Sauter ist Industriemechaniker. Bis vor einem Jahr arbeitete er noch in der Autowerkstatt seiner Eltern, heute im Büro. „Ich sehe täglich Kunden, welche unsicher sind und vor der Zwangsenteignung und dem Werteverfall ihres Autos stehen. Niemand weiß, in welcher Stadt die nächsten Fahrverbote ausgesprochen werden.“ Um 17.22 Uhr beendet Ioannis Sakkaros die Demonstration. „Wir haben Gespräche mit dem Staatsministerium. Pendler dürfen jetzt am Stadtkessel parken“, berichtet er der JF. Der Ministerpräsident sagte übrigens auf dem Forum: Ich verspreche der Bürgerschaft, weitere Fahreinschränkungen für Euro 5 zu verhindern.“ Architekt Reinhard Prölß sieht das skeptisch: „Heute der Diesel, später trifft es den Benziner.“

Die Demonstranten packen ihre Plakate ein, manche ziehen die gelben Westen aus.

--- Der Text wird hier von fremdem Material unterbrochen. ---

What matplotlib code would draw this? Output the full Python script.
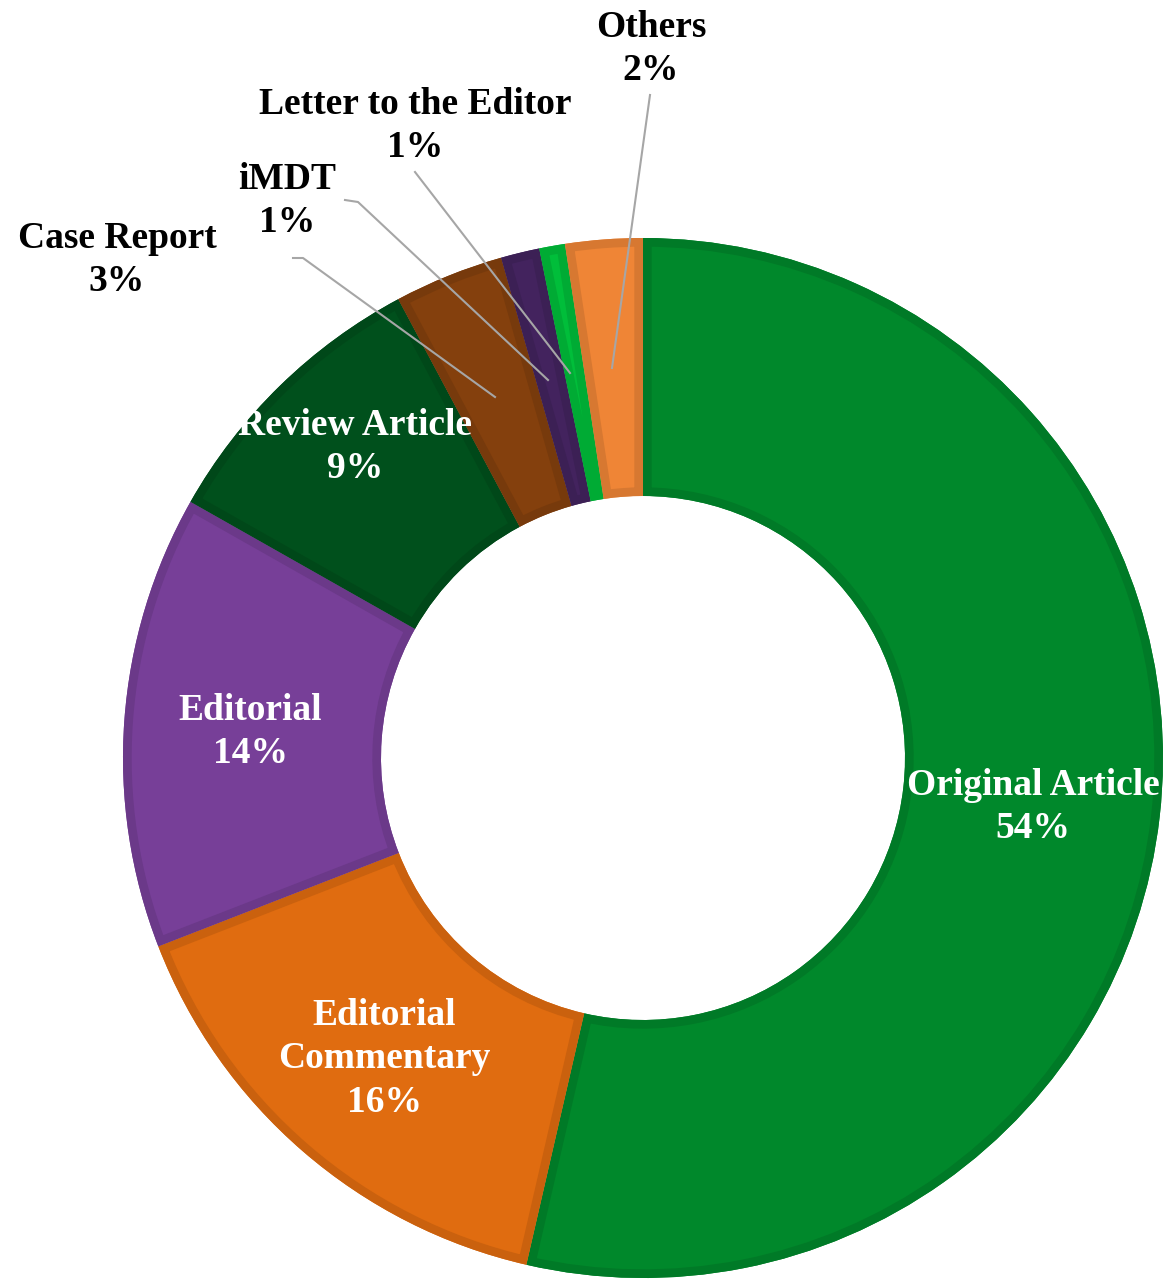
import matplotlib.pyplot as plt
import matplotlib.colors as mcolors
from matplotlib.patches import Wedge
import numpy as np

plt.rcParams['font.family'] = ['Liberation Serif', 'DejaVu Serif']
plt.rcParams['font.weight'] = 'bold'

categories = ["Original Article", "Editorial\nCommentary", "Editorial", "Review Article",
              "Case Report", "iMDT", "Letter to the Editor", "Others"]
shares = [53.6, 15.5, 14.1, 9.0, 3.4, 1.2, 0.8, 2.4]
colors = ["#00882B", "#E06C10", "#773F98", "#00501C",
          "#84400D", "#43235E", "#00BE3A", "#EF8536"]

W, H = 1168, 1284
fig = plt.figure(figsize=(W / 100, H / 100), dpi=100)
ax = fig.add_axes([0, 0, 1, 1])

cx, cy, R = 643, H - 758, 520
wedges, _ = ax.pie(shares, colors=colors, startangle=90, counterclock=False,
                   center=(cx, cy), radius=R, frame=True,
                   wedgeprops=dict(width=258, linewidth=0))
ax.set_xlim(0, W)
ax.set_ylim(0, H)
ax.set_aspect('equal')
ax.axis('off')

# darker border drawn inside each wedge
for w, c in zip(wedges, colors):
    dark = tuple(np.array(mcolors.to_rgb(c)) * 0.9)
    border = Wedge(w.center, w.r, w.theta1, w.theta2, width=w.width,
                   fill=False, edgecolor=dark, linewidth=12.5)
    ax.add_patch(border)
    border.set_clip_path(w)

fs = 27
labels = [f"{c}\n{s:.0f}%" for c, s in zip(categories, shares)]

# labels inside the ring
inside = {0: (1033, 807), 1: (384, 1059), 2: (250, 732), 3: (355, 447)}
for i, (x, y) in inside.items():
    ax.text(x, H - y, labels[i], color='white', fontsize=fs, ha='center', va='center',
            linespacing=1.3)

# labels outside with leader lines
outside = {4: ((117, 260), [(293, 258), (303, 258), (495, 397)]),
           5: ((287, 201), [(345, 200), (358, 202), (548, 380)]),
           6: ((415, 126), [(415, 172), (570, 373)]),
           7: ((651, 49), [(650, 95), (612, 368)])}
for i, ((x, y), pts) in outside.items():
    ax.text(x, H - y, labels[i], color='black', fontsize=fs, ha='center', va='center',
            linespacing=1.3)
    xs = [p[0] for p in pts]
    ys = [H - p[1] for p in pts]
    ax.plot(xs, ys, color='#A6A6A6', linewidth=1.5)

fig.savefig("out.png", dpi=100)
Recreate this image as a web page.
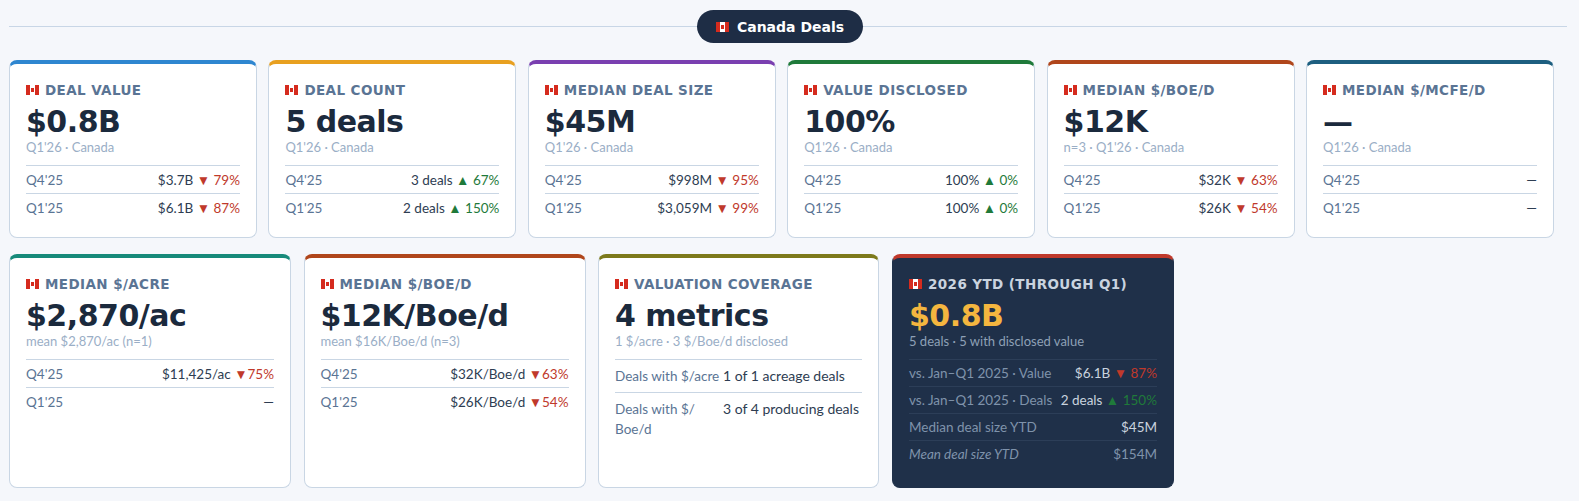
<!DOCTYPE html>
<html><head><meta charset="utf-8">
<script src="https://cdn.jsdelivr.net/npm/chart.js@4"></script>
<style>
body{margin:0;background:#f5f7fb;font-family:Lato,"Open Sans",sans-serif;width:1579px;height:501px;overflow:hidden}
.hdr{position:absolute;top:26px;left:9px;right:12px;height:1px;background:#c8d6e6}
.pill{position:absolute;top:10px;left:697px;width:166px;height:33px;border-radius:17px;background:#1e2d45;color:#fff;font:bold 14px "DejaVu Sans",sans-serif;display:flex;align-items:center;justify-content:center;gap:8px}
.card{position:absolute;background:#fff;border:1px solid #c9d6e4;border-radius:8px;box-sizing:border-box;padding:18px 16px 0 16px;border-top-width:4px}
.card.dark{background:#1f3049;border-color:#1f3049;border-top-color:#c0392b}
.ttl{font:bold 13.5px "DejaVu Sans",sans-serif;color:#5a7494;letter-spacing:.4px;display:flex;align-items:center;gap:6px}
.dark .ttl{color:#c9d3df}
.flag{display:inline-block;width:13px;height:10px;background:linear-gradient(90deg,#d52b1e 0 28%,#fff 28% 72%,#d52b1e 72%);position:relative}
.flag:after{content:"";position:absolute;left:5px;top:3px;width:3px;height:4px;background:#d52b1e}
.big{font:bold 30px "DejaVu Sans",sans-serif;color:#1b2a3d;margin-top:8px;line-height:32px;letter-spacing:-.5px}
.dark .big{color:#f4b63f}
.sub{font-size:13px;color:#9aaec6;margin-top:1px;margin-bottom:10px}
.dark .sub{color:#8ea0b6}
.row{display:flex;justify-content:space-between;align-items:center;border-top:1px solid #c9d6e4;height:27px;font-size:13.5px;color:#5a7494}
.row .v{color:#2e3d52}
.dark .row{border-top-color:#2c3e58;height:26px;color:#7f93ab}
.dark .row .v{color:#c9d3df}
.dn{color:#c0392b}.up{color:#1f7a3a}
.cov{display:flex;border-top:1px solid #c9d6e4;padding:6px 0;font-size:13.5px;color:#5a7494;line-height:20px}
.cov div:first-child{width:108px}.cov div:last-child{color:#2e3d52;font-size:14px}
</style></head><body>
<div class="hdr"></div>
<div class="pill"><span class="flag"></span>Canada Deals</div>
<div id="cards"></div>
<script>
const row1Titles=['DEAL VALUE','DEAL COUNT','MEDIAN DEAL SIZE','VALUE DISCLOSED','MEDIAN $/BOE/D','MEDIAN $/MCFE/D'];
const row1Colors=['#2e86d0','#e8a020','#7a3fb0','#1f7a3a','#b0461b','#1d5f80'];
const row1Values=['$0.8B','5 deals','$45M','100%','$12K','—'];
const row1Subs=['Q1\'26 · Canada','Q1\'26 · Canada','Q1\'26 · Canada','Q1\'26 · Canada','n=3 · Q1\'26 · Canada','Q1\'26 · Canada'];
const row1Q4=['$3.7B','3 deals','$998M','100%','$32K','—'];
const row1Q4Chg=['▼ 79%','▲ 67%','▼ 95%','▲ 0%','▼ 63%',''];
const row1Q1=['$6.1B','2 deals','$3,059M','100%','$26K','—'];
const row1Q1Chg=['▼ 87%','▲ 150%','▼ 99%','▲ 0%','▼ 54%',''];
const row2Titles=['MEDIAN $/ACRE','MEDIAN $/BOE/D'];
const row2Colors=['#178a7a','#b0461b'];
const row2Values=['$2,870/ac','$12K/Boe/d'];
const row2Subs=['mean $2,870/ac (n=1)','mean $16K/Boe/d (n=3)'];
const row2Q4=['$11,425/ac','$32K/Boe/d'];
const row2Q4Chg=['▼75%','▼63%'];
const row2Q1=['—','$26K/Boe/d'];
const row2Q1Chg=['','▼54%'];
const ytdLabels=['vs. Jan–Q1 2025 · Value','vs. Jan–Q1 2025 · Deals','Median deal size YTD','Mean deal size YTD'];
const ytdValues=['$6.1B','2 deals','$45M','$154M'];
const ytdChg=['▼ 87%','▲ 150%','',''];

const el=document.getElementById('cards');
const chg=c=>c?` <span class="${c[0]==='▼'?'dn':'up'}">${c}</span>`:'';
const row=(l,v,c)=>`<div class="row"><span>${l}</span><span class="v">${v}${chg(c)}</span></div>`;
function card(x,y,w,h,color,html,cls=''){el.insertAdjacentHTML('beforeend',`<div class="card ${cls}" style="left:${x}px;top:${y}px;width:${w}px;height:${h}px;border-top-color:${color}">${html}</div>`);}
row1Titles.forEach((t,i)=>card(9+i*259.4,60,248,178,row1Colors[i],
 `<div class="ttl"><span class="flag"></span>${t}</div><div class="big">${row1Values[i]}</div><div class="sub">${row1Subs[i]}</div>${row('Q4\'25',row1Q4[i],row1Q4Chg[i])}${row('Q1\'25',row1Q1[i],row1Q1Chg[i])}`));
row2Titles.forEach((t,i)=>card(9+i*294.5,254,282,234,row2Colors[i],
 `<div class="ttl"><span class="flag"></span>${t}</div><div class="big">${row2Values[i]}</div><div class="sub">${row2Subs[i]}</div>${row('Q4\'25',row2Q4[i],row2Q4Chg[i])}${row('Q1\'25',row2Q1[i],row2Q1Chg[i])}`));
card(598,254,281,234,'#7d7a1c',`<div class="ttl"><span class="flag"></span>VALUATION COVERAGE</div><div class="big">4 metrics</div><div class="sub">1 $/acre · 3 $/Boe/d disclosed</div>
<div class="cov"><div>Deals with $/acre</div><div>1 of 1 acreage deals</div></div><div class="cov"><div>Deals with $/ Boe/d</div><div>3 of 4 producing deals</div></div>`);
card(892,254,282,234,'#c0392b',`<div class="ttl"><span class="flag"></span>2026 YTD (THROUGH Q1)</div><div class="big">$0.8B</div><div class="sub">5 deals · 5 with disclosed value</div>`+
 ytdLabels.map((l,i)=>i===3?`<div class="row"><span style="font-style:italic">${l}</span><span style="color:#7f93ab">${ytdValues[i]}</span></div>`:row(l,ytdValues[i],ytdChg[i])).join(''),'dark');
</script></body></html>
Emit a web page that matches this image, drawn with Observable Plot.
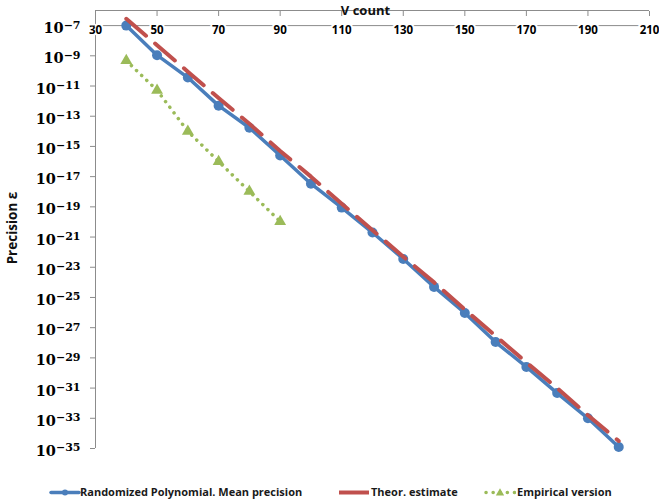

Viele fahren mit der Stadtbahn nach Hause. In deren Tunneln ist die Feinstaubbelastung höher als am Neckartor. Das gefährdet den Landesvater aber nicht, denn der ist nun in einem bequemen Elektro-SUV unterwegs, dem Mercedes GLC F-Cell. In seiner hybriden S-Klasse soll er sich angeblich wie in einer Sardinenbüchse gefühlt haben.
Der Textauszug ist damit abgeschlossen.